## START Source excerpt

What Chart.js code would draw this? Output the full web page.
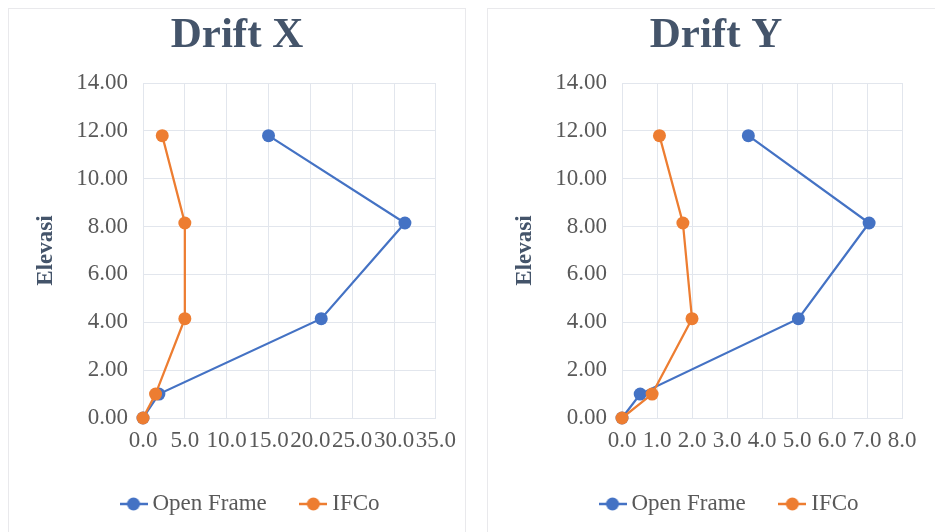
<!DOCTYPE html>
<html>
<head>
<meta charset="utf-8">
<script src="https://cdn.jsdelivr.net/npm/chart.js@4/dist/chart.umd.min.js"></script>
<style>
  html, body { margin: 0; padding: 0; background: #ffffff; width: 935px; height: 532px; overflow: hidden; position: relative; }
  .panel { position: absolute; top: 8px; height: 600px; border: 1px solid #e9e9ec; box-sizing: border-box; background: #fff; }
  .wrap { position: absolute; top: 9px; width: 456px; height: 523px; }
</style>
</head>
<body>
<div class="panel" style="left:8px;width:458px;"></div>
<div class="panel" style="left:487px;width:500px;"></div>
<div class="wrap" style="left:9px;"><canvas id="cx"></canvas></div>
<div class="wrap" style="left:488px;"><canvas id="cy"></canvas></div>
<script>
// ---- data ----
const elevasi = [0, 1.0, 4.15, 8.15, 11.8];
const seriesNames = ['Open Frame', 'IFCo'];
const driftXOpenFrame = [0, 1.9, 21.3, 31.3, 15.0];
const driftXIFCo      = [0, 1.5, 5.0, 5.0, 2.3];
const driftYOpenFrame = [0, 0.52, 5.04, 7.06, 3.61];
const driftYIFCo      = [0, 0.86, 2.0, 1.74, 1.07];
const titles = ['Drift X', 'Drift Y'];
const yAxisTitle = 'Elevasi';
const yTicks = [0, 2, 4, 6, 8, 10, 12, 14];
const xTicksX = [0, 5, 10, 15, 20, 25, 30, 35];
const xTicksY = [0, 1, 2, 3, 4, 5, 6, 7, 8];

// ---- style ----
const BLUE = '#4472C4', ORANGE = '#ED7D31';
const GRID = '#e2e6ed';
const TXT = '#595959';
const TITLE_C = '#44546A';
const FONT = "'Liberation Serif', 'Times New Roman', serif";

function legendIcon(color) {
  const c = document.createElement('canvas');
  c.width = 28; c.height = 14;
  const g = c.getContext('2d');
  g.strokeStyle = color; g.lineWidth = 2.5;
  g.beginPath(); g.moveTo(0, 7); g.lineTo(28, 7); g.stroke();
  g.fillStyle = color;
  g.beginPath(); g.arc(14, 7, 6.5, 0, Math.PI * 2); g.fill();
  return c;
}
const icons = [legendIcon(BLUE), legendIcon(ORANGE)];
const LEG_PAD = 39;

function pts(xs) { return elevasi.map((e, i) => ({ x: xs[i], y: e })); }

function makeChart(id, title, openVals, ifcoVals, xTicks, xDecimals, rightPad) {
  const ds = (label, vals, color, order) => ({
    label, data: pts(vals), showLine: true,
    borderColor: color, backgroundColor: color, borderWidth: 2.25,
    pointRadius: 6.5, pointHoverRadius: 6.5, pointBorderWidth: 0,
    pointBackgroundColor: color, clip: false, order
  });
  return new Chart(document.getElementById(id), {
    type: 'scatter',
    data: { datasets: [ds(seriesNames[0], openVals, BLUE, 1), ds(seriesNames[1], ifcoVals, ORANGE, 0)] },
    options: {
      responsive: true, maintainAspectRatio: false, animation: false,
      layout: { padding: { left: 0, right: 0, top: 0, bottom: 6.5 } },
      plugins: {
        title: { display: true, text: title, color: TITLE_C,
          font: { family: FONT, size: 43, weight: 'bold', lineHeight: 1 },
          padding: { top: 5, bottom: 26 } },
        legend: { display: true, position: 'bottom', align: 'start',
          labels: {
            usePointStyle: true, pointStyleWidth: 15, padding: LEG_PAD,
            color: TXT, font: { family: FONT, size: 23 },
            generateLabels: () => seriesNames.map((n, i) => ({
              text: n, pointStyle: icons[i], fillStyle: i ? ORANGE : BLUE,
              strokeStyle: i ? ORANGE : BLUE, lineWidth: 0, hidden: false,
              datasetIndex: i, fontColor: TXT
            }))
          } },
        tooltip: { enabled: false }
      },
      scales: {
        x: { type: 'linear', min: xTicks[0], max: xTicks[xTicks.length - 1],
          afterBuildTicks: s => { s.ticks = xTicks.map(v => ({ value: v })); },
          afterFit: s => { s.height = 35.5; },
          grid: { color: GRID, lineWidth: 1, drawTicks: false },
          border: { color: GRID, width: 1 },
          ticks: { autoSkip: false, maxRotation: 0, minRotation: 0, padding: 9,
            color: TXT, font: { family: FONT, size: 23 },
            callback: v => Number(v).toFixed(xDecimals) } },
        y: { type: 'linear', position: 'left', min: 0, max: 14,
          afterBuildTicks: s => { s.ticks = yTicks.map(v => ({ value: v })); },
          afterFit: s => { s.width = 134; },
          grid: { color: GRID, lineWidth: 1, drawTicks: false },
          border: { color: GRID, width: 1 },
          title: { display: true, text: yAxisTitle, color: TITLE_C,
            font: { family: FONT, size: 23, weight: 'bold' }, padding: { top: 23, bottom: 0 } },
          ticks: { padding: 15, color: TXT, font: { family: FONT, size: 23 },
            callback: v => Number(v).toFixed(2) } },
        pad: { type: 'linear', position: 'right', display: true,
          afterFit: s => { s.width = rightPad; },
          grid: { display: false, drawTicks: false }, border: { display: false },
          ticks: { display: false } }
      }
    },
    plugins: [{
      id: 'legendShift',
      afterLayout(chart) {
        const l = chart.legend;
        const d = (117 - LEG_PAD) - l.left;
        l.left += d; l.right += d;
      }
    }]
  });
}

makeChart('cx', titles[0], driftXOpenFrame, driftXIFCo, xTicksX, 1, 28);
makeChart('cy', titles[1], driftYOpenFrame, driftYIFCo, xTicksY, 1, 42);
</script>
</body>
</html>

## END Source excerpt

(Task objective): Write out again, exactly, the lines from the start of the listing up to the line containing "const LEG_PAD = 39;", with both ends and without pictures.

(Exercise solution):
What Chart.js code would draw this? Output the full web page.
<!DOCTYPE html>
<html>
<head>
<meta charset="utf-8">
<script src="https://cdn.jsdelivr.net/npm/chart.js@4/dist/chart.umd.min.js"></script>
<style>
  html, body { margin: 0; padding: 0; background: #ffffff; width: 935px; height: 532px; overflow: hidden; position: relative; }
  .panel { position: absolute; top: 8px; height: 600px; border: 1px solid #e9e9ec; box-sizing: border-box; background: #fff; }
  .wrap { position: absolute; top: 9px; width: 456px; height: 523px; }
</style>
</head>
<body>
<div class="panel" style="left:8px;width:458px;"></div>
<div class="panel" style="left:487px;width:500px;"></div>
<div class="wrap" style="left:9px;"><canvas id="cx"></canvas></div>
<div class="wrap" style="left:488px;"><canvas id="cy"></canvas></div>
<script>
// ---- data ----
const elevasi = [0, 1.0, 4.15, 8.15, 11.8];
const seriesNames = ['Open Frame', 'IFCo'];
const driftXOpenFrame = [0, 1.9, 21.3, 31.3, 15.0];
const driftXIFCo      = [0, 1.5, 5.0, 5.0, 2.3];
const driftYOpenFrame = [0, 0.52, 5.04, 7.06, 3.61];
const driftYIFCo      = [0, 0.86, 2.0, 1.74, 1.07];
const titles = ['Drift X', 'Drift Y'];
const yAxisTitle = 'Elevasi';
const yTicks = [0, 2, 4, 6, 8, 10, 12, 14];
const xTicksX = [0, 5, 10, 15, 20, 25, 30, 35];
const xTicksY = [0, 1, 2, 3, 4, 5, 6, 7, 8];

// ---- style ----
const BLUE = '#4472C4', ORANGE = '#ED7D31';
const GRID = '#e2e6ed';
const TXT = '#595959';
const TITLE_C = '#44546A';
const FONT = "'Liberation Serif', 'Times New Roman', serif";

function legendIcon(color) {
  const c = document.createElement('canvas');
  c.width = 28; c.height = 14;
  const g = c.getContext('2d');
  g.strokeStyle = color; g.lineWidth = 2.5;
  g.beginPath(); g.moveTo(0, 7); g.lineTo(28, 7); g.stroke();
  g.fillStyle = color;
  g.beginPath(); g.arc(14, 7, 6.5, 0, Math.PI * 2); g.fill();
  return c;
}
const icons = [legendIcon(BLUE), legendIcon(ORANGE)];
const LEG_PAD = 39;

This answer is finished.